Seksinya saham perusahaan IT itu tak lepas dari kerja keras mereka. Salah satu perusahaan yang disambangi detik.com bersama dua media lainnya adalah Polaris Fimancial Technology. Perusahaan ini didirikan pada 1993 oleh Ravi Dehariya.
Saat perusahaan tersohor Citigroup masuk India, Polaris digandeng sebagai mitranya. Pada 2013 lalu, Polaris meresmikan pusat desain, yakni 8012 FT Design Center di kawasan IT Highway di Chennai.
Di kantor pusat desain yang berdiri di atas lahan 30 ribu meter persegi itu juga terdapat kampus Polaris. “Kampus ini disiapkan bagi mitra pengguna produk Polaris yang mengirimkan karyawan mereka untuk belajar tentang teknologi produk itu,” kata Vira Soekardiman, Vice President & Country Director – Indonesia, Polaris Financial Technology.

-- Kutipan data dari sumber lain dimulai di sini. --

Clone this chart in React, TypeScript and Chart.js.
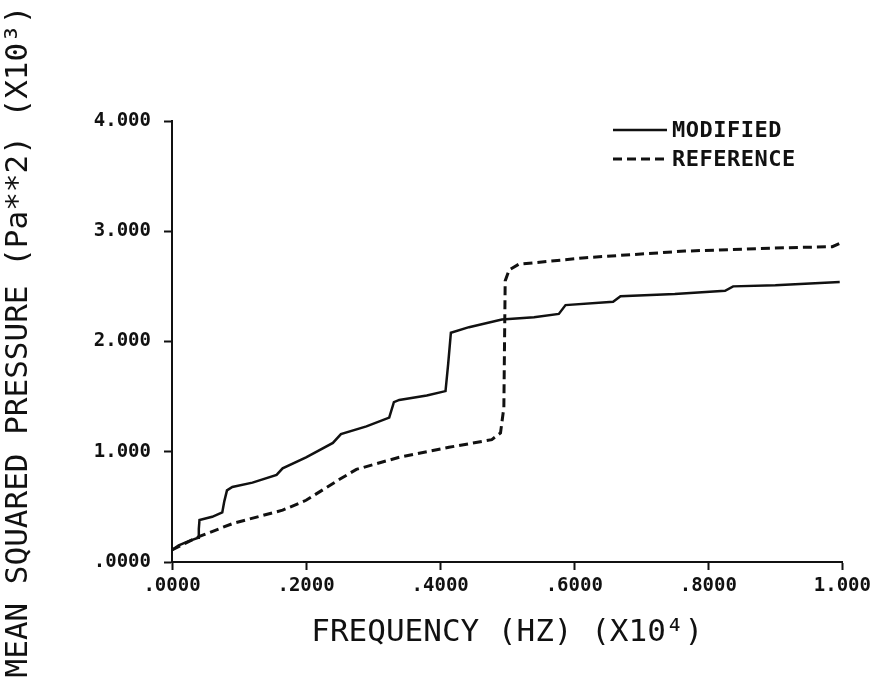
import React, { useEffect, useRef } from "react";
import { Chart, registerables } from "chart.js";

Chart.register(...registerables);

// Frequency in units of 10^4 Hz, pressure in units of 10^3 Pa**2
const modifiedX = [0, 0.010, 0.025, 0.039, 0.040, 0.041, 0.060, 0.075, 0.078, 0.082, 0.090, 0.120, 0.156, 0.165, 0.200, 0.240, 0.252, 0.290, 0.324, 0.331, 0.339, 0.380, 0.408, 0.412, 0.416, 0.443, 0.492, 0.540, 0.577, 0.587, 0.658, 0.669, 0.750, 0.825, 0.837, 0.900, 0.996];
const modifiedY = [0.11, 0.15, 0.19, 0.22, 0.30, 0.38, 0.41, 0.45, 0.55, 0.65, 0.68, 0.72, 0.79, 0.85, 0.95, 1.08, 1.16, 1.23, 1.31, 1.45, 1.47, 1.51, 1.55, 1.80, 2.08, 2.13, 2.20, 2.22, 2.25, 2.33, 2.36, 2.41, 2.43, 2.46, 2.50, 2.51, 2.54];

const referenceX = [0, 0.040, 0.091, 0.165, 0.200, 0.250, 0.275, 0.339, 0.413, 0.477, 0.490, 0.495, 0.497, 0.503, 0.517, 0.617, 0.765, 0.914, 0.985, 0.996];
const referenceY = [0.11, 0.23, 0.35, 0.47, 0.56, 0.75, 0.84, 0.95, 1.04, 1.11, 1.17, 1.40, 2.55, 2.65, 2.70, 2.76, 2.82, 2.85, 2.86, 2.89];

const xTickValues = [0, 0.2, 0.4, 0.6, 0.8, 1.0];
const xTickLabels = [".0000", ".2000", ".4000", ".6000", ".8000", "1.000"];
const yTickValues = [0, 1, 2, 3, 4];
const yTickLabels = [".0000", "1.000", "2.000", "3.000", "4.000"];

const seriesNames = ["MODIFIED", "REFERENCE"];
const xTitle = "FREQUENCY (HZ) (X10\u2074)";
const yTitle = "MEAN SQUARED PRESSURE (Pa**2) (X10\u00B3)";

const FONT = "'DejaVu Sans Mono', monospace";

const legendPlugin = {
  id: "plotLegend",
  afterDraw(chart: any) {
    const ctx = chart.ctx;
    const items = [
      { name: seriesNames[0], dash: [] as number[], y: 130 },
      { name: seriesNames[1], dash: [9, 5], y: 159 },
    ];
    ctx.save();
    items.forEach((it) => {
      ctx.beginPath();
      ctx.setLineDash(it.dash);
      ctx.lineWidth = it.dash.length ? 3 : 2.5;
      ctx.strokeStyle = "#111";
      ctx.moveTo(613, it.y);
      ctx.lineTo(667, it.y);
      ctx.stroke();
      ctx.setLineDash([]);
      ctx.fillStyle = "#111";
      ctx.font = "bold 22px " + FONT;
      ctx.textBaseline = "middle";
      ctx.textAlign = "left";
      try { (ctx as any).letterSpacing = "0.5px"; } catch (e) {}
      ctx.fillText(it.name, 672, it.y + 1);
      try { (ctx as any).letterSpacing = "0px"; } catch (e) {}
    });
    ctx.restore();
  },
};

export default function App() {
  const ref = useRef<HTMLCanvasElement>(null);
  useEffect(() => {
    const canvas = ref.current!;
    const chart = new Chart(canvas, {
      type: "scatter",
      data: {
        datasets: [
          {
            label: seriesNames[0],
            data: modifiedX.map((x, i) => ({ x, y: modifiedY[i] })),
            showLine: true,
            borderColor: "#111",
            borderWidth: 2.5,
            pointRadius: 0,
            tension: 0,
          },
          {
            label: seriesNames[1],
            data: referenceX.map((x, i) => ({ x, y: referenceY[i] })),
            showLine: true,
            borderColor: "#111",
            borderWidth: 3,
            borderDash: [9, 5],
            pointRadius: 0,
            tension: 0,
          },
        ],
      },
      options: {
        responsive: false,
        animation: false,
        layout: { padding: { left: 0, right: 31, top: 121, bottom: 0 } },
        plugins: { legend: { display: false }, tooltip: { enabled: false } },
        scales: {
          x: {
            type: "linear",
            min: 0,
            max: 1,
            afterBuildTicks: (s: any) => {
              s.ticks = xTickValues.map((v) => ({ value: v }));
            },
            afterFit: (s: any) => {
              s.height = 124;
            },
            ticks: {
              callback: (v: any) => {
                const i = xTickValues.findIndex((t) => Math.abs(t - v) < 1e-6);
                return i >= 0 ? xTickLabels[i] : "";
              },
              color: "#111",
              font: { family: FONT, size: 19, weight: "bold" },
              padding: 5,
              maxRotation: 0,
              autoSkip: false,
            },
            grid: {
              drawOnChartArea: false,
              drawTicks: true,
              tickLength: 8,
              color: "#111",
              tickWidth: 2,
            },
            border: { display: true, color: "#111", width: 2 },
            title: {
              display: true,
              text: xTitle,
              color: "#111",
              font: { family: FONT, size: 31 },
              padding: { top: 0, bottom: 34 },
            },
          },
          y: {
            type: "linear",
            min: 0,
            max: 4,
            afterBuildTicks: (s: any) => {
              s.ticks = yTickValues.map((v) => ({ value: v }));
            },
            afterFit: (s: any) => {
              s.width = 172;
            },
            ticks: {
              callback: (v: any) => {
                const i = yTickValues.findIndex((t) => Math.abs(t - v) < 1e-6);
                return i >= 0 ? yTickLabels[i] : "";
              },
              color: "#111",
              font: { family: FONT, size: 19, weight: "bold" },
              padding: 13,
            },
            grid: {
              drawOnChartArea: false,
              drawTicks: true,
              tickLength: 8,
              color: "#111",
              tickWidth: 2,
            },
            border: { display: true, color: "#111", width: 2 },
            title: {
              display: true,
              text: yTitle,
              color: "#111",
              font: { family: FONT, size: 31 },
              padding: { top: 0, bottom: 0 },
            },
          },
        },
      },
      plugins: [legendPlugin],
    });
    return () => chart.destroy();
  }, []);
  return (
    <div style={{ position: "absolute", left: 0, top: 0, width: 876, height: 686, background: "#fff" }}>
      <canvas ref={ref} width={876} height={686} style={{ display: "block" }} />
    </div>
  );
}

Pembelajaran itu diberikan, kata Vira, karena Polaris memberikan layanan yang bersifat customize kepada konsumen. “Polaris sangat terbuka dengan kebutuhan dan keinginan mitra. Sehingga, kami berusaha mendengar dan memahami keinginan dan kebutuhan mereka,” paparnya.
Nuansa serius namun kekeluargaan terlihat di dalam ruang kantor. Terlihat anak-anak muda dari berbagai penjuru India bergabung menciptakan formulasi software baru untuk dijajakan di pasar. Mereka terlihat serius namun nuansa kekeluargaan sangat menonjol.
“Tugas utama bidang desain adalah mengenali kebutuhan konsumen agar lebih efisien, berkembang, dan mampu menciptakan laba,” tutur Rajesh Kuppuswamy, Chief Design Officer Polaris Financial Technology serius.
Dengan prinsip seperti itu, Rajesh melanjutkan, langkah pertama yang dilakukan Polaris saat berhadapan dengan mitra atau konsumen adalah mengenali dulu kebutuhan mereka. “Karena itu, komunikasi adalah hal yang sangat penting. Kami mempersilahkan konsumen memilih produk yang diinginkannya,” kata dia.
Bahkan pria dengan suara bariton ini tak sungkan-sungkan mengakui, pihaknya banyak belajar dari perusahaan top dunia dalam menangani dan memahami keinginan konsumen. Dia belajar dari raksasa IT Amerika Serikat, Apple, tentang cara menciptakan peluang dan kemudahan menggunakan produk.
Polaris juga menempuh cara yang digunakan Honda Motor Company, Jepang, dalam hal kualitas produk. Sementara untuk produk yang berkualitas, mudah dan nyaman, serta berbanderol murah, Polaris belajar dari perusahaan furnitur IKEA.
Menurut Rajesh, perusahaan itu mampu memberikan produk dengan tiga keunggulan itu karena melibatkan konsumen dalam produksi. Bahkan, kata dia, pelanggan secara sukarela datang ke toko Ikea, memilih sendiri, membawa sendiri produk yang dibelinya ke rumah mereka.
“Bahkan mereka merakitnya sendiri. Ini membuat biaya lebih efisien,” ujarnya.
Hanya, menjadikan perusahaan lain sebagai contoh juga diikuti riset dan pengembangan, termasuk pembelajaran karyawan yang terus menerus. Sinergi, dan komunikasi dengan menonjolkan aspek kekeluargaan dibangun di antara mereka. “Itu kunci kami,” imbuhnya.
Pernyataan Rajesh itu menegaskan pernyataan Arun Jain, Executive Chairman Polaris Financial Technology. Arun mengatakan, perusahaannya sangat peduli kepada kegiatan riset dan pengembangan. Itu dilakukan, karena Polaris ingin memberikan produk bukan hanya sesuai kebutuhan dan keinginan, tetapi juga bagian dari pelanggan.
“Kami selalu memberikan anggaran cukup besar untuk riset dan pengembangan,” ucapnya tanpa merinci angkanya.
Strategi Polaris itu cukup tokcer. Terbukti – meski tak bersedia menyebut angka – Arun mengaku pertumbuhan bisnis Polaris selalu dua digit sepanjang enam tahun terakhir.